In fairness, pre-I.P.O. investments are just as often a success as they are a failure. Morgan invested client money in Groupon in January at a $4.7 billion valuation. The deal was a huge win. Groupon’s market valuation is now worth $14.2 billion. And who later led Groupon’s I.P.O.? Yep, Morgan Stanley. Its underwriting fee: $17.4 million.

Banks say that investments made on behalf of investor clients are completely separate from their investment banking divisions and would never be influenced by the prospect of I.P.O. fees and the stream of other fees that are typically generated from the relationship developed underwriting a public offering. (The underwriting is usually just the tip of the iceberg; a successful I.P.O. often means the lead banks get to underwrite secondary offerings and manage personal money on behalf the company’s executives.)

Mr. Kaplan acknowledged that such investments might represent a perceived conflict. “A mutual fund of a bank is only going to make the investment if they think it’s a good investment,” he said.
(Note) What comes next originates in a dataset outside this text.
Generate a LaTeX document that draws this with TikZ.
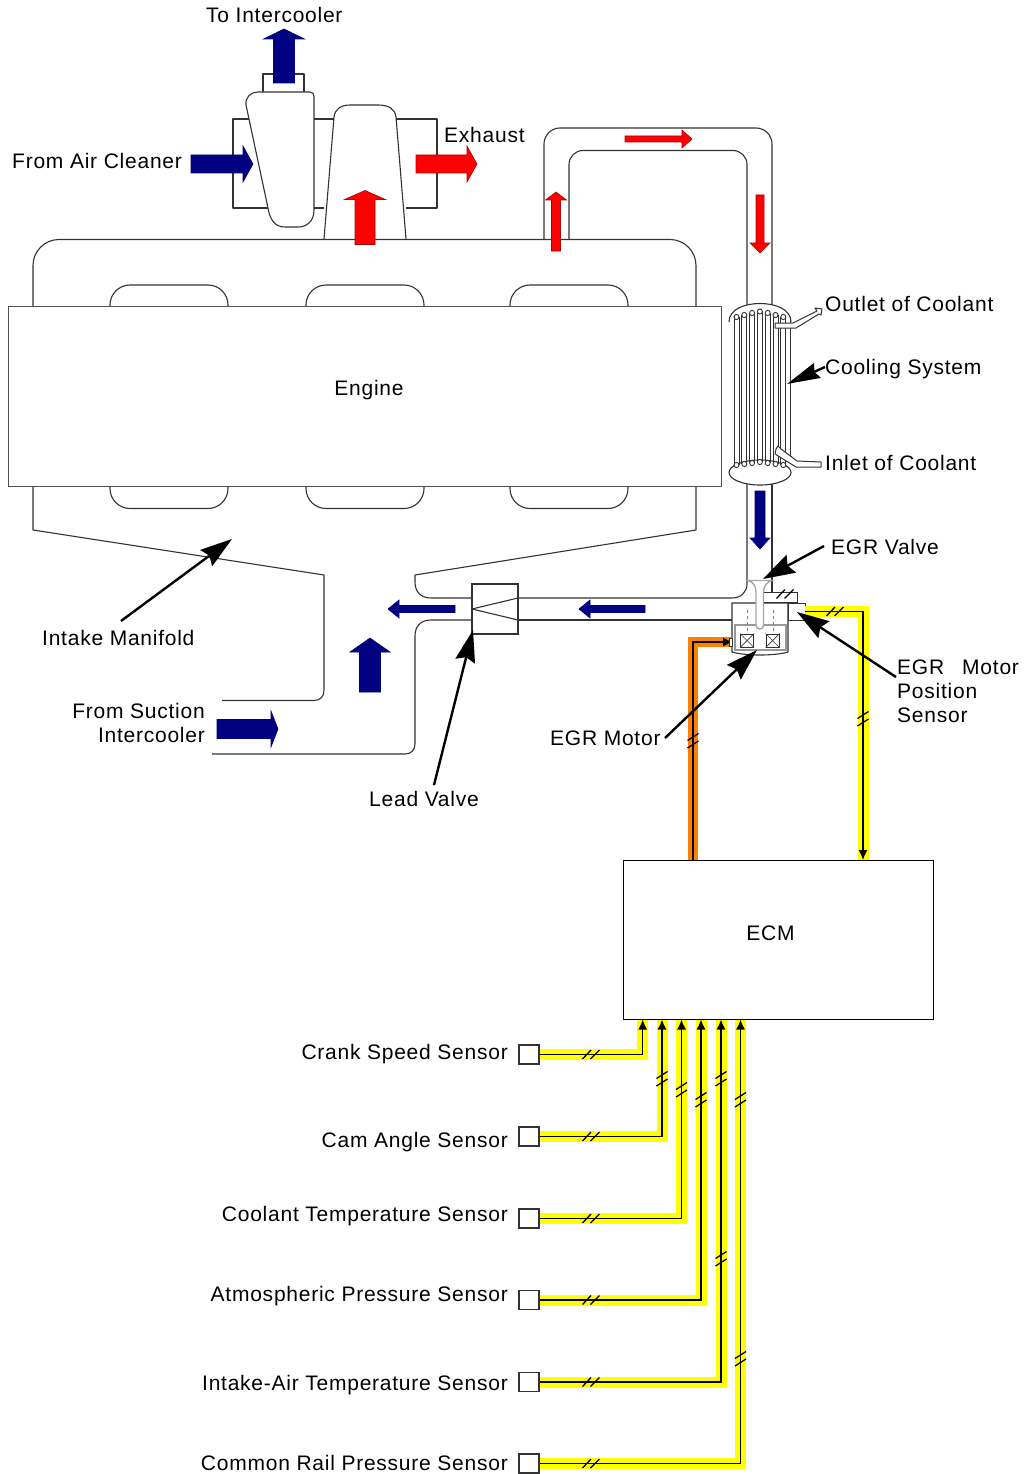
\documentclass[tikz,border=0pt]{standalone}
\usepackage{fontspec}
\setmainfont[LetterSpace=3.6]{Liberation Sans}
\usetikzlibrary{arrows.meta,calc}
\definecolor{navyb}{HTML}{000080}
\definecolor{redb}{HTML}{FF0000}
\definecolor{harny}{HTML}{FFFF00}
\definecolor{harno}{HTML}{FF8000}
\definecolor{linec}{HTML}{333333}
\tikzset{
 part/.style={draw=linec,line width=1.1pt,line join=round},
 wpart/.style={part,fill=white},
 lbl/.style={inner sep=0pt,font=\fontsize{21}{24}\selectfont},
 lblw/.style={lbl,anchor=base west},
 lble/.style={lbl,anchor=base east},
 sensorbox/.style={draw=linec,line width=1.3pt,fill=white,minimum width=20pt,minimum height=19pt,inner sep=0pt},
 leader/.style={line width=2.4pt,-{Stealth[length=32pt,width=20pt,inset=4pt]}},
 harnessy/.style={draw=harny,line width=11pt,line join=miter},
 harnesso/.style={draw=harno,line width=10.5pt,line join=miter},
 signal/.style={draw=black,line width=1.4pt,-{Latex[length=10pt,width=9pt]}},
 tickm/.style={draw=black,line width=1.3pt},
}
\newcommand\fat[8]{\begin{scope}[shift={(#2)},rotate=#3]
 \draw[fill=#1,draw=#8,line width=.6pt,line join=miter] (0,0)--(-#6,#5)--(-#6,#4)--(-#7,#4)--(-#7,-#4)--(-#6,-#4)--(-#6,-#5)--cycle;
 \end{scope}}
\newcommand\tickh[1]{\begin{scope}[shift={(#1)}]
 \draw[tickm] (-8.5,4.5)--(0,-4.5) (-0.5,4.5)--(8.5,-4.5);\end{scope}}
\newcommand\tickv[1]{\begin{scope}[shift={(#1)}]
 \draw[tickm] (-5.5,-0.5)--(5.5,-7.5) (-5.5,7)--(5.5,0);\end{scope}}
\begin{document}
\begin{tikzpicture}[x=1pt,y=-1pt]
\useasboundingbox (0,0) rectangle (1028,1474);
\fill[white] (0,0) rectangle (1028,1474);

% ---- turbo housing
\draw[part] (268,208)--(233,208)--(233,119)--(250,119) (314,119)--(334,119) (396,119)--(437,119)--(437,208)--(406,208) (314,208)--(324,208);
% compressor
\draw[wpart] (263,92)--(263,74)--(304,74)--(304,92);
\draw[wpart] (246,105) .. controls (245,97) and (251,92) .. (258,92) -- (310,92) .. controls (313,92) and (314,94) .. (314,97) -- (314,210) .. controls (314,222) and (306,227) .. (298,227) -- (285,227) .. controls (275,227) and (270,220) .. (268,208) -- cycle;
% turbine
\draw[part] (324,239)--(334,117) .. controls (335,109) and (341,105) .. (350,105) -- (378,105) .. controls (389,105) and (395,109) .. (396,117) -- (406,239);

% ---- head and manifold
\foreach \a in {110,306,510}{
 \draw[part,rounded corners=20pt] (\a,306)--(\a,285)--(\a+118,285)--(\a+118,306);
 \draw[part,rounded corners=20pt] (\a,486)--(\a,508.5)--(\a+118,508.5)--(\a+118,486);
}
\draw[part,rounded corners=26pt] (33,306)--(33,239.5)--(696,239.5)--(696,306);
\draw[part] (33,486)--(33,530)--(324,575)--(324,690) .. controls (324,697) and (320,700.5) .. (314,700.5) -- (222,700.5);
\draw[part] (696,486)--(696,530)--(415,575) -- (415,582) .. controls (415,592) and (421,598) .. (431,598) -- (472,598);
\draw[part] (472,620)--(431,620) .. controls (421,620) and (415,626) .. (415,636) -- (415,744) .. controls (415,750) and (411,754) .. (405,754) -- (212,754);
\node[draw=linec!85,line width=.8pt,fill=white,minimum width=713pt,minimum height=180pt,inner sep=0pt,anchor=north west,lbl] (engine) at (8,306) {};
\node[lbl] (engtxt) at (369,390) {Engine};

% ---- EGR piping
\draw[part,rounded corners=16pt] (544,239)--(544,128)--(772,128)--(772,310);
\draw[part,rounded corners=14pt] (569,239)--(569,150.5)--(747,150.5)--(747,310);
\draw[part] (772,480)--(772,603);
\draw[part] (747,480)--(747,584) .. controls (747,592) and (741,598) .. (732,598) -- (518,598);
\draw[part] (518,620)--(732,620);

% ---- lead valve
\node[draw=linec,line width=1.1pt,fill=white,minimum width=46pt,minimum height=50pt,inner sep=0pt] (leadv) at (495,609) {};
\draw[part] (518,598)--(472,609)--(518,620);

% ---- cooler
\begin{scope}
 \fill[white] (729,320) rectangle (791,473);
 \draw[wpart] (729,322) .. controls (729,309) and (745,303.5) .. (760,303.5) .. controls (775,303.5) and (791,309) .. (791,322);
 \draw[wpart] (760,472.5) ellipse [x radius=31,y radius=12.5];
 \foreach \x/\t/\b in {734/317/465,741.8/315/464,749.6/313/463,757.4/311.5/462,765.2/313/463,773/315/464,780.8/317/465}{
  \draw[draw=linec,line width=.9pt] (\x,\t)--(\x,\b) (\x+5,\t)--(\x+5,\b);
  \draw[draw=linec,line width=.9pt,fill=white] (\x+2.5,\t) ellipse [x radius=2.5,y radius=2.6];
  \draw[draw=linec,line width=.9pt,fill=white] (\x+2.5,\b) ellipse [x radius=2.5,y radius=2.6];
 }
 \draw[part,line width=1pt] (790.5,320)--(790.5,462);
\end{scope}
\draw[wpart,line width=1pt] (775,323)--(793,323)--(817,311)--(815,308)--(822,309)--(821,315)--(819,314)--(796,328)--(775,328)--cycle;
\draw[wpart,line width=1pt] (776,449)--(775,454)--(796,467)--(821,467)--(821,462)--(797,461)--(781,449)--(778,446)--cycle;

% ---- EGR valve body
\node[draw=linec,line width=1.1pt,fill=white,minimum width=35pt,minimum height=10pt,inner sep=0pt,anchor=south west] (topbox) at (762,603) {};
\draw[wpart] (732,603)--(788,603)--(788,652) .. controls (775,656) and (745,656) .. (732,652)--cycle;
\node[draw=linec,line width=1.1pt,fill=white,minimum width=17pt,minimum height=17pt,inner sep=0pt,anchor=north west] (possensor) at (788,603) {};
\draw[draw=gray!80,line width=1.2pt] (735,625) rectangle (786,650);
\draw[draw=gray,line width=.8pt,dashed] (747,610)--(747,634) (773,610)--(773,634);
\node[draw=linec,line width=1pt,fill=white,minimum width=13pt,minimum height=13pt,inner sep=0pt] (coil1) at (747,640.5) {};
\node[draw=linec,line width=1pt,fill=white,minimum width=13pt,minimum height=13pt,inner sep=0pt] (coil2) at (772.5,640.5) {};
\draw[line width=.7pt,draw=linec] (coil1.north west)--(coil1.south east) (coil1.north east)--(coil1.south west) (coil2.north west)--(coil2.south east) (coil2.north east)--(coil2.south west);
\draw[draw=gray!70,line width=1.4pt,fill=white] (748,580.5)--(772,580.5) .. controls (767,582) and (763.5,586) .. (763.5,592) -- (763.5,625) .. controls (763.5,630.5) and (756,630.5) .. (756,625) -- (756,592) .. controls (756,586) and (753,582) .. (748,580.5) -- cycle;

% ---- ECM and sensors
\node[draw=black,line width=1.1pt,fill=white,minimum width=310pt,minimum height=159pt,inner sep=0pt,anchor=north west] (ecm) at (623,859.5) {};
\node[lbl] (ecmtxt) at (770.5,933) {ECM};
\node[sensorbox] (s1) at (529,1054.5) {};
\node[sensorbox] (s2) at (529,1136.5) {};
\node[sensorbox] (s3) at (529,1218.5) {};
\node[sensorbox] (s4) at (529,1300) {};
\node[sensorbox] (s5) at (529,1382) {};
\node[sensorbox] (s6) at (529,1463.5) {};
\coordinate (e1) at (642.7,1019.5);
\coordinate (e2) at (662,1019.5);
\coordinate (e3) at (681.5,1019.5);
\coordinate (e4) at (701,1019.5);
\coordinate (e5) at (721,1019.5);
\coordinate (e6) at (740.5,1019.5);
\coordinate (eo) at (693,860);
\coordinate (ey) at (863,860);
\coordinate (mtr) at (733,642);
\coordinate (pos) at (805,611.5);

% harness: yellow / orange bands
\draw[harnessy] (s1.east)-|(e1);
\draw[harnessy] (s2.east)-|(e2);
\draw[harnessy] (s3.east)-|(e3);
\draw[harnessy] (s4.east)-|(e4);
\draw[harnessy] (s5.east)-|(e5);
\draw[harnessy] (s6.east)-|(e6);
\draw[signal] (s1.east)-|(e1);
\draw[signal] (s2.east)-|(e2);
\draw[signal] (s3.east)-|(e3);
\draw[signal] (s4.east)-|(e4);
\draw[signal] (s5.east)-|(e5);
\draw[signal] (s6.east)-|(e6);
\draw[harnesso] (eo)|-(mtr);
\draw[signal] (eo)|-(mtr);
\draw[harnessy] (pos)-|(ey);
\draw[signal] (pos)-|(ey);
\node[draw=linec,line width=.7pt,fill=white,minimum width=3pt,minimum height=8pt,inner sep=0pt] (mtrport) at (731,642) {};
% ticks
\foreach \y in {1054.5,1136.5,1218.5,1300,1382,1463.5}{\tickh{591,\y}}
\tickh{835,611.5}\tickh{785,594}
\tickv{662,1079}\tickv{681.5,1090}\tickv{701,1100}\tickv{721,1079}\tickv{740.5,1100}
\tickv{721,1259}\tickv{740.5,1359}\tickv{693,741}\tickv{863,719}

% ---- flow arrows
\fat{navyb}{284,29}{90}{10.5}{20.5}{10}{54}{navyb}
\fat{navyb}{253,164}{0}{9}{18}{10}{62}{navyb}
\fat{redb}{477,164}{0}{9}{18}{10}{61}{redb!70!black}
\fat{redb}{365,190.5}{90}{10}{20.5}{9}{54}{redb!70!black}
\fat{redb}{556,192}{90}{4.5}{10.5}{8}{59}{redb!70!black}
\fat{redb}{692,139}{0}{3}{9}{10}{67}{redb!70!black}
\fat{redb}{760,253}{-90}{4}{10}{10}{58}{redb!70!black}
\fat{navyb}{760,549}{-90}{5}{10}{11}{58}{navyb}
\fat{navyb}{388,609}{180}{3.5}{9}{11}{67}{navyb}
\fat{navyb}{579,609}{180}{3.5}{9}{11}{66}{navyb}
\fat{navyb}{370,638}{90}{10.5}{20}{14}{54}{navyb}
\fat{navyb}{278,729}{0}{9.5}{18}{7}{61}{navyb}

% ---- labels
\node[lblw] (ltoic) at (206,23) {To Intercooler};
\node[lblw] (lfac) at (12,168) {From Air Cleaner};
\node[lblw] (lexh) at (444,143) {Exhaust};
\node[lblw] (lout) at (825,311) {Outlet of Coolant};
\node[lblw] (lcool) at (825,374) {Cooling System};
\node[lblw] (linl) at (825,470) {Inlet of Coolant};
\node[lblw] (levv) at (831,554) {EGR Valve};
\node[lblw] (lpos1) at (897,674) {EGR\hspace{18pt}Motor};
\node[lblw] (lpos2) at (897,698) {Position};
\node[lblw] (lpos3) at (897,722) {Sensor};
\node[lblw] (lmtr) at (550,745) {EGR Motor};
\node[lblw] (llead) at (369,806) {Lead Valve};
\node[lblw] (lim) at (42,645) {Intake Manifold};
\node[lble] (lfs1) at (205,718) {From Suction};
\node[lble] (lfs2) at (205,742) {Intercooler};
\node[lble] (l1) at (508,1059) {Crank Speed Sensor};
\node[lble] (l2) at (508,1147) {Cam Angle Sensor};
\node[lble] (l3) at (508,1221) {Coolant Temperature Sensor};
\node[lble] (l4) at (508,1301) {Atmospheric Pressure Sensor};
\node[lble] (l5) at (508,1390) {Intake-Air Temperature Sensor};
\node[lble] (l6) at (508,1470) {Common Rail Pressure Sensor};

% ---- leaders
\coordinate (aim) at (121,621); \coordinate (bim) at (232,539);
\coordinate (aev) at (824,546); \coordinate (bev) at (763,579);
\coordinate (am) at (665,738); \coordinate (bm) at (757,650);
\coordinate (ap) at (896,677); \coordinate (bp) at (797,612);
\coordinate (al) at (434,785); \coordinate (bl) at (473,630);
\coordinate (ac) at (825,367); \coordinate (bc) at (787,384);
\draw[leader] (aim)--(bim);
\draw[leader] (aev)--(bev);
\draw[leader] (am)--(bm);
\draw[leader] (ap)--(bp);
\draw[leader] (al)--(bl);
\draw[leader,-{Stealth[length=33pt,width=16pt,inset=3pt]}] (ac)--(bc);
\end{tikzpicture}
\end{document}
He pointed out that investment managers were typically paid based on the performance of their funds, not on the take of the firm’s investment banking business. Still, he said, the banks “get inside information.” He added: “This asks the whole question of whether the banks should be broken up. It’s the Glass-Steagall question,” he added, referring to the 1933 act that split investment and commercial banking and was repealed in 1999.

Privately, bankers say that while there is supposed to be a clear Chinese wall and that they do not seek to influence other parts of the firms, the fact that a big bank has the ability to make an investment either itself or by introducing a prospective client to the asset management side of their business can help build a relationship with potential corporate clients. A spokesman for Morgan Stanley declined to comment on the issue.
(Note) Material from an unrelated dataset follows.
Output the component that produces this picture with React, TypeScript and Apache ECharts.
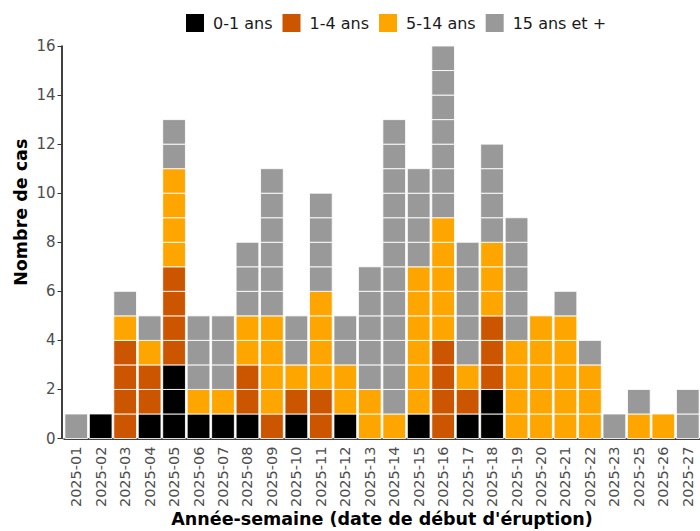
import React, { useEffect, useRef } from "react";
import * as echarts from "echarts";

const categories = [
  "2025-01", "2025-02", "2025-03", "2025-04", "2025-05", "2025-06", "2025-07",
  "2025-08", "2025-09", "2025-10", "2025-11", "2025-12", "2025-13", "2025-14",
  "2025-15", "2025-16", "2025-17", "2025-18", "2025-19", "2025-20", "2025-21",
  "2025-22", "2025-23", "2025-25", "2025-26", "2025-27",
];
const groupNames = ["0-1 ans", "1-4 ans", "5-14 ans", "15 ans et +"];
const age0to1 = [0, 1, 0, 1, 3, 1, 1, 1, 0, 1, 0, 1, 0, 0, 1, 0, 1, 2, 0, 0, 0, 0, 0, 0, 0, 0];
const age1to4 = [0, 0, 4, 2, 4, 0, 0, 2, 1, 1, 2, 0, 0, 0, 0, 4, 1, 3, 0, 0, 0, 0, 0, 0, 0, 0];
const age5to14 = [0, 0, 1, 1, 4, 1, 1, 2, 4, 1, 4, 2, 2, 1, 6, 5, 1, 3, 4, 5, 5, 3, 0, 1, 1, 0];
const age15plus = [1, 0, 1, 1, 2, 3, 3, 3, 6, 2, 4, 2, 5, 12, 4, 7, 5, 4, 5, 0, 1, 1, 1, 1, 0, 2];
const yTicks = { min: 0, max: 16, interval: 2 };

const groupValues = [age0to1, age1to4, age5to14, age15plus];
const colors = ["#000000", "#CC5500", "#FFA500", "#999999"];

export default function App() {
  const ref = useRef<HTMLDivElement>(null);
  useEffect(() => {
    if (!ref.current) return;
    const chart = echarts.init(ref.current, null, { renderer: "svg" });
    const font = "DejaVu Sans";
    const series = groupValues.map((vals, g) => ({
      type: "custom",
      name: groupNames[g],
      itemStyle: { color: colors[g] },
      encode: { x: 0, y: [1, 2] },
      data: vals.map((n, i) => {
        let base = 0;
        for (let k = 0; k < g; k++) base += groupValues[k][i];
        return [i, base, n];
      }),
      renderItem: (params: any, api: any) => {
        const i = api.value(0);
        const base = api.value(1);
        const n = api.value(2);
        const bw = api.size([1, 0])[0] * 0.93;
        const children: any[] = [];
        for (let k = 0; k < n; k++) {
          const top = api.coord([i, base + k + 1]);
          const bot = api.coord([i, base + k]);
          children.push({
            type: "rect",
            shape: { x: top[0] - bw / 2, y: top[1], width: bw, height: bot[1] - top[1] },
            style: { fill: api.visual("color"), stroke: "rgba(255,255,255,0.85)", lineWidth: 1 },
          });
        }
        return { type: "group", children };
      },
    }));
    chart.setOption({
      animation: false,
      textStyle: { fontFamily: font },
      legend: {
        data: groupNames,
        left: 181,
        top: 9,
        icon: "rect",
        itemWidth: 18,
        itemHeight: 18,
        itemGap: 10,
        textStyle: { fontFamily: font, fontSize: 16, color: "#1a1a1a", padding: [0, 0, 0, 4] },
      },
      grid: { left: 64, right: 0, top: 46, bottom: 92.5, containLabel: false, outerBoundsMode: "none" },
      xAxis: {
        type: "category",
        data: categories,
        boundaryGap: true,
        name: "Année-semaine (date de début d'éruption)",
        nameLocation: "middle",
        nameGap: 71,
        nameMoveOverlap: false,
        nameTextStyle: { fontFamily: font, fontSize: 17.5, fontWeight: "bold", color: "#000" },
        axisLine: { lineStyle: { color: "#000", width: 1.5 } },
        axisTick: { alignWithLabel: true, length: 4, lineStyle: { color: "#333" } },
        axisLabel: { rotate: 90, fontSize: 14.5, color: "#4d4d4d", margin: 8, interval: 0, fontFamily: font },
        splitLine: { show: false },
      },
      yAxis: {
        type: "value",
        min: yTicks.min,
        max: yTicks.max,
        interval: yTicks.interval,
        offset: 2.5,
        name: "Nombre de cas",
        nameLocation: "middle",
        nameGap: 32,
        nameMoveOverlap: false,
        nameTextStyle: { fontFamily: font, fontSize: 17.5, fontWeight: "bold", color: "#000", padding: [0, 0, 0, 60] },
        axisLine: { show: true, lineStyle: { color: "#000", width: 1.5 } },
        axisTick: { show: true, length: 4, lineStyle: { color: "#333" } },
        axisLabel: { fontSize: 15, color: "#4d4d4d", margin: 6, fontFamily: font },
        splitLine: { show: false },
      },
      series,
    });
    return () => chart.dispose();
  }, []);
  return (
    <div
      ref={ref}
      style={{ position: "fixed", left: 0, top: 0, width: 700, height: 531, background: "#fff" }}
    />
  );
}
In January, Goldman Sachs invested $450 million of its own money and about $1 billion from its overseas clients in Facebook ahead of the company’s planned I.P.O., which is expected to take place in the first half of 2012. It has long been speculated that the transaction will help Goldman’s chances of being selected to underwrite the offering.

Facebook is now valued at more than $100 billion — so Goldman and its clients appear to have made money on paper. Facebook is in the final throes of deciding on underwriters for its initial public offering, and Morgan Stanley, Goldman and JPMorgan Chase are all considered contenders for the top underwriting spot. Facebook is expected to pay more than $100 million in underwriting fees.

To be fair, in every case that I have found, banks like Morgan Stanley and Goldman properly disclosed their potential conflicts to the public. In Zynga’s prospectus, there is a section that clearly states that Morgan Stanley, through its mutual funds, had a stake in the company. Similarly, Morgan Stanley’s prospectuses for its mutual funds clearly say the firm may have other relationships with the companies that it invests in.

Nonetheless, as arm’s length as such investments may be, they raise questions among investors. “The disclosures just illustrate to me that they have bulletproofed themselves from lawsuits,” Mr. Partnoy said.

In February, JPMorgan raised a $1.2 billion fund, called the J.P. Morgan Digital Growth Fund, to invest in pre-I.P.O. shares of hot technology companies. While the idea for the fund came from the asset management division and the investment bank was not even told about it until after it became public, it was seen, perhaps unfairly, as a way for the bank to get closer to prospective corporate clients.

Representatives for Goldman Sachs and JPMorgan declined to comment.

“You could tell a positive story or you could tell a conflict story,” Mr. Kaplan said.